§ What this task involves:
Write out the data again exactly, skipping every picture.

§ Given data:
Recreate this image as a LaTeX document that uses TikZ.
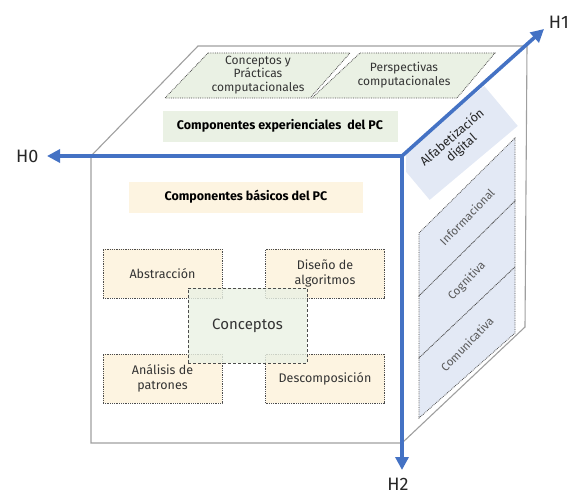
\documentclass[tikz,border=0pt]{standalone}
\usepackage{fontspec}
\setmainfont{Fira Sans}
\usetikzlibrary{shapes,arrows.meta,positioning}
\definecolor{ejeazul}{HTML}{4472C4}
\definecolor{verdecl}{HTML}{EAF1E4}
\definecolor{amarcl}{HTML}{FDF4E1}
\definecolor{azulcl}{HTML}{E3E9F5}

\begin{document}
\begin{tikzpicture}[x=1pt,y=-1pt,
  arista/.style={draw=gray!75,line width=1.1pt},
  eje/.style={draw=ejeazul,line width=3.6pt,-{Triangle[length=13pt,width=13pt]}},
  punteado/.style={draw=black!70,densely dotted,line width=0.8pt},
  caja/.style={punteado,fill=amarcl,minimum width=119pt,minimum height=49pt,
    align=center,text=black!80,font=\fontsize{12.5}{14.5}\selectfont},
  titulo/.style={minimum height=31pt,text=black,font=\bfseries\fontsize{12.5}{14}\selectfont},
  arriba/.style={align=center,text=black!80,font=\fontsize{12}{13.5}\selectfont},
  cara/.style={rotate=46,align=center,text=black!65,font=\fontsize{11.5}{13}\selectfont},
  etiqueta/.style={text=black!85,font=\fontsize{18}{20}\selectfont}]
\useasboundingbox (0,0) rectangle (575,495);

% Draw the cube edges
\draw[arista] (91,156) -- (198,46) -- (527,46) -- (525,327) -- (402,443) -- (91,443) -- cycle;

% Top face
\draw[punteado,fill=verdecl] (208,53) -- (350,53) -- (310,98) -- (165,98) -- cycle;
\node[arriba] (cpc) at (258,75) {Conceptos y\\Prácticas\\computacionales};
\draw[punteado,fill=verdecl] (360,53) -- (495,53) -- (457,98) -- (312,98) -- cycle;
\node[arriba] (pc) at (404,75) {Perspectivas\\computacionales};
\node[titulo,fill=verdecl,minimum width=235pt] (exp) at (280,126) {Componentes experienciales\ \ del PC};

% Front face
\node[titulo,fill=amarcl,minimum width=234pt] (bas) at (246,197) {Componentes básicos del PC};
\node[caja] (abs) at (162.5,273.5) {Abstracción};
\node[caja] (dis) at (325,273.5) {Diseño de\\algoritmos};
\node[caja] (ana) at (162.5,378.5) {Análisis de\\patrones};
\node[caja] (des) at (325,378.5) {Descomposición};
\node[draw=black!70,densely dashed,line width=0.8pt,fill=verdecl,fill opacity=0.8,text opacity=1,
  minimum width=119pt,minimum height=75pt,text=black!80,font=\fontsize{15}{17}\selectfont]
  (con) at (247.5,325.5) {Conceptos};

% Right face
\begin{scope}
\clip (406,40) rectangle (527,330);
\fill[azulcl,rotate around={40:(457,143)}] (399.5,117) rectangle (514.5,169);
\end{scope}
\node[rotate=41,align=center,text=black!85,font=\fontsize{12.5}{14}\selectfont]
  (alf) at (457,143) {Alfabetización\\digital};
\draw[punteado,fill=azulcl] (419,233) -- (515,138) -- (515,201) -- (419,296) -- cycle;
\node[cara] (inf) at (467,217) {Informacional};
\draw[punteado,fill=azulcl] (419,296) -- (515,201) -- (515,267) -- (419,358) -- cycle;
\node[cara] (cog) at (467,281) {Cognitiva};
\draw[punteado,fill=azulcl] (419,358) -- (515,267) -- (515,333) -- (419,418) -- cycle;
\node[cara] (com) at (467,344) {Comunicativa};

% Draw the axes
\coordinate (o) at (402,156);
\coordinate (h0) at (47,156);
\coordinate (h1) at (544,29);
\coordinate (h2) at (402,470);
\draw[eje] (o) -- (h0);
\draw[eje] (o) -- (h1);
\draw[eje] (o) -- (h2);
\node[etiqueta,left=5pt of h0] (lh0) {H0};
\node[etiqueta] (lh1) at (559,22) {H1};
\node[etiqueta,below=5pt of h2,xshift=-4pt] (lh2) {H2};
\end{tikzpicture}
\end{document}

§ Final result:
Recreate this image as a LaTeX document that uses TikZ.
\documentclass[tikz,border=0pt]{standalone}
\usepackage{fontspec}
\setmainfont{Fira Sans}
\usetikzlibrary{shapes,arrows.meta,positioning}
\definecolor{ejeazul}{HTML}{4472C4}
\definecolor{verdecl}{HTML}{EAF1E4}
\definecolor{amarcl}{HTML}{FDF4E1}
\definecolor{azulcl}{HTML}{E3E9F5}

\begin{document}
\begin{tikzpicture}[x=1pt,y=-1pt,
  arista/.style={draw=gray!75,line width=1.1pt},
  eje/.style={draw=ejeazul,line width=3.6pt,-{Triangle[length=13pt,width=13pt]}},
  punteado/.style={draw=black!70,densely dotted,line width=0.8pt},
  caja/.style={punteado,fill=amarcl,minimum width=119pt,minimum height=49pt,
    align=center,text=black!80,font=\fontsize{12.5}{14.5}\selectfont},
  titulo/.style={minimum height=31pt,text=black,font=\bfseries\fontsize{12.5}{14}\selectfont},
  arriba/.style={align=center,text=black!80,font=\fontsize{12}{13.5}\selectfont},
  cara/.style={rotate=46,align=center,text=black!65,font=\fontsize{11.5}{13}\selectfont},
  etiqueta/.style={text=black!85,font=\fontsize{18}{20}\selectfont}]
\useasboundingbox (0,0) rectangle (575,495);

% Draw the cube edges
\draw[arista] (91,156) -- (198,46) -- (527,46) -- (525,327) -- (402,443) -- (91,443) -- cycle;

% Top face
\draw[punteado,fill=verdecl] (208,53) -- (350,53) -- (310,98) -- (165,98) -- cycle;
\node[arriba] (cpc) at (258,75) {Conceptos y\\Prácticas\\computacionales};
\draw[punteado,fill=verdecl] (360,53) -- (495,53) -- (457,98) -- (312,98) -- cycle;
\node[arriba] (pc) at (404,75) {Perspectivas\\computacionales};
\node[titulo,fill=verdecl,minimum width=235pt] (exp) at (280,126) {Componentes experienciales\ \ del PC};

% Front face
\node[titulo,fill=amarcl,minimum width=234pt] (bas) at (246,197) {Componentes básicos del PC};
\node[caja] (abs) at (162.5,273.5) {Abstracción};
\node[caja] (dis) at (325,273.5) {Diseño de\\algoritmos};
\node[caja] (ana) at (162.5,378.5) {Análisis de\\patrones};
\node[caja] (des) at (325,378.5) {Descomposición};
\node[draw=black!70,densely dashed,line width=0.8pt,fill=verdecl,fill opacity=0.8,text opacity=1,
  minimum width=119pt,minimum height=75pt,text=black!80,font=\fontsize{15}{17}\selectfont]
  (con) at (247.5,325.5) {Conceptos};

% Right face
\begin{scope}
\clip (406,40) rectangle (527,330);
\fill[azulcl,rotate around={40:(457,143)}] (399.5,117) rectangle (514.5,169);
\end{scope}
\node[rotate=41,align=center,text=black!85,font=\fontsize{12.5}{14}\selectfont]
  (alf) at (457,143) {Alfabetización\\digital};
\draw[punteado,fill=azulcl] (419,233) -- (515,138) -- (515,201) -- (419,296) -- cycle;
\node[cara] (inf) at (467,217) {Informacional};
\draw[punteado,fill=azulcl] (419,296) -- (515,201) -- (515,267) -- (419,358) -- cycle;
\node[cara] (cog) at (467,281) {Cognitiva};
\draw[punteado,fill=azulcl] (419,358) -- (515,267) -- (515,333) -- (419,418) -- cycle;
\node[cara] (com) at (467,344) {Comunicativa};

% Draw the axes
\coordinate (o) at (402,156);
\coordinate (h0) at (47,156);
\coordinate (h1) at (544,29);
\coordinate (h2) at (402,470);
\draw[eje] (o) -- (h0);
\draw[eje] (o) -- (h1);
\draw[eje] (o) -- (h2);
\node[etiqueta,left=5pt of h0] (lh0) {H0};
\node[etiqueta] (lh1) at (559,22) {H1};
\node[etiqueta,below=5pt of h2,xshift=-4pt] (lh2) {H2};
\end{tikzpicture}
\end{document}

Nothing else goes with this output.